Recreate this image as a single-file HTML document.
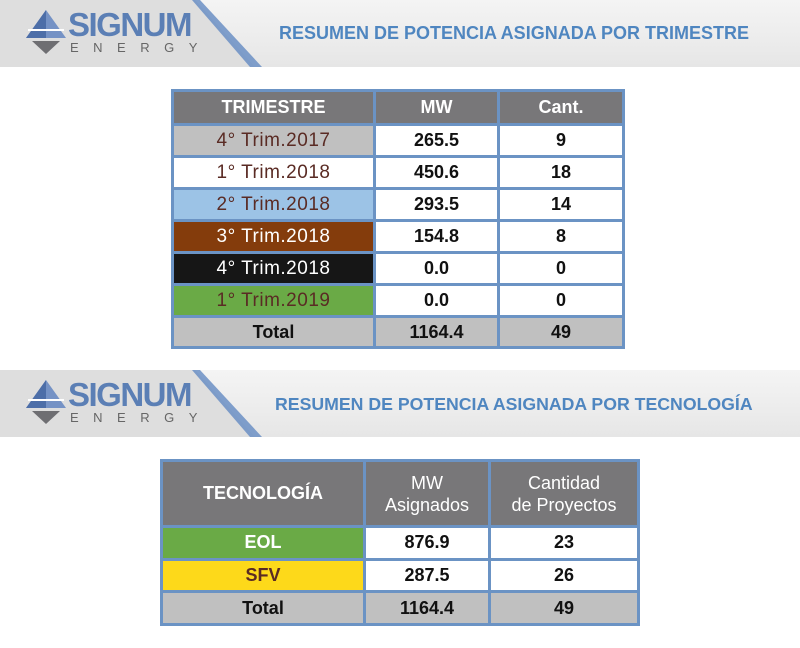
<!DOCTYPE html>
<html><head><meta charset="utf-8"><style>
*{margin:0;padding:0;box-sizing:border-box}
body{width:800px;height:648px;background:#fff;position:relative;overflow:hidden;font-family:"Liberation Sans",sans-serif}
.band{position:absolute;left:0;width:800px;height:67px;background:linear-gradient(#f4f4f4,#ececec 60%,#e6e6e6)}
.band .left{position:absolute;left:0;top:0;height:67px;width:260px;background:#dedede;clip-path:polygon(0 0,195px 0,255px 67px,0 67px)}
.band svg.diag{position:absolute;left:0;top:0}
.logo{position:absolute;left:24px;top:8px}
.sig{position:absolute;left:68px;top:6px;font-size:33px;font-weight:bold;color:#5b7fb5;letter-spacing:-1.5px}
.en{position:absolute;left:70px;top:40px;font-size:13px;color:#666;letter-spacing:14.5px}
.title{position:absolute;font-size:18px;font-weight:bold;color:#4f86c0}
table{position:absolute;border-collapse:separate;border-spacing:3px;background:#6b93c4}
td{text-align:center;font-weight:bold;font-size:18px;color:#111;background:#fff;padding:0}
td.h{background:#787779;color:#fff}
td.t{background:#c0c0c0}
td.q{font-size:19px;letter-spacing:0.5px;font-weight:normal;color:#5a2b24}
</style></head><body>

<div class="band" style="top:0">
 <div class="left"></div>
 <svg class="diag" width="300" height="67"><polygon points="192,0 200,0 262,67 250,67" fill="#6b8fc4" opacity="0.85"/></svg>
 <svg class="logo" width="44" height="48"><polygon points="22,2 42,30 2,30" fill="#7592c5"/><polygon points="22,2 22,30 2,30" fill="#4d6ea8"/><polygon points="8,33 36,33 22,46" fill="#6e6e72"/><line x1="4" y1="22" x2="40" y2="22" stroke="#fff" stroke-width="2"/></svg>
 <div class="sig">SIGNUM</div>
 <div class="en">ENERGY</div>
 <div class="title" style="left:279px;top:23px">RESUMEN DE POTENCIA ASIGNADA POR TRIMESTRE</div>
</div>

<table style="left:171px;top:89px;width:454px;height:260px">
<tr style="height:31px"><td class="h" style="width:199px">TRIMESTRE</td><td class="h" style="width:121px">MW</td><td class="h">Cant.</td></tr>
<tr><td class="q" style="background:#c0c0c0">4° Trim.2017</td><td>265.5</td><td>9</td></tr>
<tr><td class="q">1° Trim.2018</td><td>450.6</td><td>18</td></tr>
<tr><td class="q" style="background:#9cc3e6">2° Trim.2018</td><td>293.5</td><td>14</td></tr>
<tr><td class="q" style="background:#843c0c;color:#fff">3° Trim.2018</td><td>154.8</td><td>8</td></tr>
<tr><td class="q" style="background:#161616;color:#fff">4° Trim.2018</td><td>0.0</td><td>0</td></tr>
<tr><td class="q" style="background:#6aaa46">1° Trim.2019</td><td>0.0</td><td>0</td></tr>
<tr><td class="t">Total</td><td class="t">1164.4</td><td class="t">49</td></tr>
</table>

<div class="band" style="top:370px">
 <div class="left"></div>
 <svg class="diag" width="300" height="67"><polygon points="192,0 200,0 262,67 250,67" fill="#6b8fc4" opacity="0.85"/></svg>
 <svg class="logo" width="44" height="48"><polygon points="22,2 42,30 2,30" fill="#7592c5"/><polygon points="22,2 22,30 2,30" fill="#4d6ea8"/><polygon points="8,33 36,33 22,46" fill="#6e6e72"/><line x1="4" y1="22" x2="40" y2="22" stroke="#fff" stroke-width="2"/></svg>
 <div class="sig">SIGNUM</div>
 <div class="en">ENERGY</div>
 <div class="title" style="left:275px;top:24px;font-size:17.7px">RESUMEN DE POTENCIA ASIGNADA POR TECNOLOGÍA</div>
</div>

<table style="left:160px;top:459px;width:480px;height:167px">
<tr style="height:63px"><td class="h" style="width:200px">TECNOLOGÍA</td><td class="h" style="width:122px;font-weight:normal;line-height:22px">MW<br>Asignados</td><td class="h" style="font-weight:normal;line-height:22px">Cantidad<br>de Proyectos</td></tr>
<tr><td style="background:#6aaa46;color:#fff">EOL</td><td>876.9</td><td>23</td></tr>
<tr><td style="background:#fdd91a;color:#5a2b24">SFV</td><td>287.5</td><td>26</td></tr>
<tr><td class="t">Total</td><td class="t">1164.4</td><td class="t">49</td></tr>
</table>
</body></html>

*TASK GOAL*
Omit the pictures and reproduce the listing exactly.

*COMPLETED EXERCISE*
Recreate this image as a single-file HTML document.
<!DOCTYPE html>
<html><head><meta charset="utf-8"><style>
*{margin:0;padding:0;box-sizing:border-box}
body{width:800px;height:648px;background:#fff;position:relative;overflow:hidden;font-family:"Liberation Sans",sans-serif}
.band{position:absolute;left:0;width:800px;height:67px;background:linear-gradient(#f4f4f4,#ececec 60%,#e6e6e6)}
.band .left{position:absolute;left:0;top:0;height:67px;width:260px;background:#dedede;clip-path:polygon(0 0,195px 0,255px 67px,0 67px)}
.band svg.diag{position:absolute;left:0;top:0}
.logo{position:absolute;left:24px;top:8px}
.sig{position:absolute;left:68px;top:6px;font-size:33px;font-weight:bold;color:#5b7fb5;letter-spacing:-1.5px}
.en{position:absolute;left:70px;top:40px;font-size:13px;color:#666;letter-spacing:14.5px}
.title{position:absolute;font-size:18px;font-weight:bold;color:#4f86c0}
table{position:absolute;border-collapse:separate;border-spacing:3px;background:#6b93c4}
td{text-align:center;font-weight:bold;font-size:18px;color:#111;background:#fff;padding:0}
td.h{background:#787779;color:#fff}
td.t{background:#c0c0c0}
td.q{font-size:19px;letter-spacing:0.5px;font-weight:normal;color:#5a2b24}
</style></head><body>

<div class="band" style="top:0">
 <div class="left"></div>
 <svg class="diag" width="300" height="67"><polygon points="192,0 200,0 262,67 250,67" fill="#6b8fc4" opacity="0.85"/></svg>
 <svg class="logo" width="44" height="48"><polygon points="22,2 42,30 2,30" fill="#7592c5"/><polygon points="22,2 22,30 2,30" fill="#4d6ea8"/><polygon points="8,33 36,33 22,46" fill="#6e6e72"/><line x1="4" y1="22" x2="40" y2="22" stroke="#fff" stroke-width="2"/></svg>
 <div class="sig">SIGNUM</div>
 <div class="en">ENERGY</div>
 <div class="title" style="left:279px;top:23px">RESUMEN DE POTENCIA ASIGNADA POR TRIMESTRE</div>
</div>

<table style="left:171px;top:89px;width:454px;height:260px">
<tr style="height:31px"><td class="h" style="width:199px">TRIMESTRE</td><td class="h" style="width:121px">MW</td><td class="h">Cant.</td></tr>
<tr><td class="q" style="background:#c0c0c0">4° Trim.2017</td><td>265.5</td><td>9</td></tr>
<tr><td class="q">1° Trim.2018</td><td>450.6</td><td>18</td></tr>
<tr><td class="q" style="background:#9cc3e6">2° Trim.2018</td><td>293.5</td><td>14</td></tr>
<tr><td class="q" style="background:#843c0c;color:#fff">3° Trim.2018</td><td>154.8</td><td>8</td></tr>
<tr><td class="q" style="background:#161616;color:#fff">4° Trim.2018</td><td>0.0</td><td>0</td></tr>
<tr><td class="q" style="background:#6aaa46">1° Trim.2019</td><td>0.0</td><td>0</td></tr>
<tr><td class="t">Total</td><td class="t">1164.4</td><td class="t">49</td></tr>
</table>

<div class="band" style="top:370px">
 <div class="left"></div>
 <svg class="diag" width="300" height="67"><polygon points="192,0 200,0 262,67 250,67" fill="#6b8fc4" opacity="0.85"/></svg>
 <svg class="logo" width="44" height="48"><polygon points="22,2 42,30 2,30" fill="#7592c5"/><polygon points="22,2 22,30 2,30" fill="#4d6ea8"/><polygon points="8,33 36,33 22,46" fill="#6e6e72"/><line x1="4" y1="22" x2="40" y2="22" stroke="#fff" stroke-width="2"/></svg>
 <div class="sig">SIGNUM</div>
 <div class="en">ENERGY</div>
 <div class="title" style="left:275px;top:24px;font-size:17.7px">RESUMEN DE POTENCIA ASIGNADA POR TECNOLOGÍA</div>
</div>

<table style="left:160px;top:459px;width:480px;height:167px">
<tr style="height:63px"><td class="h" style="width:200px">TECNOLOGÍA</td><td class="h" style="width:122px;font-weight:normal;line-height:22px">MW<br>Asignados</td><td class="h" style="font-weight:normal;line-height:22px">Cantidad<br>de Proyectos</td></tr>
<tr><td style="background:#6aaa46;color:#fff">EOL</td><td>876.9</td><td>23</td></tr>
<tr><td style="background:#fdd91a;color:#5a2b24">SFV</td><td>287.5</td><td>26</td></tr>
<tr><td class="t">Total</td><td class="t">1164.4</td><td class="t">49</td></tr>
</table>
</body></html>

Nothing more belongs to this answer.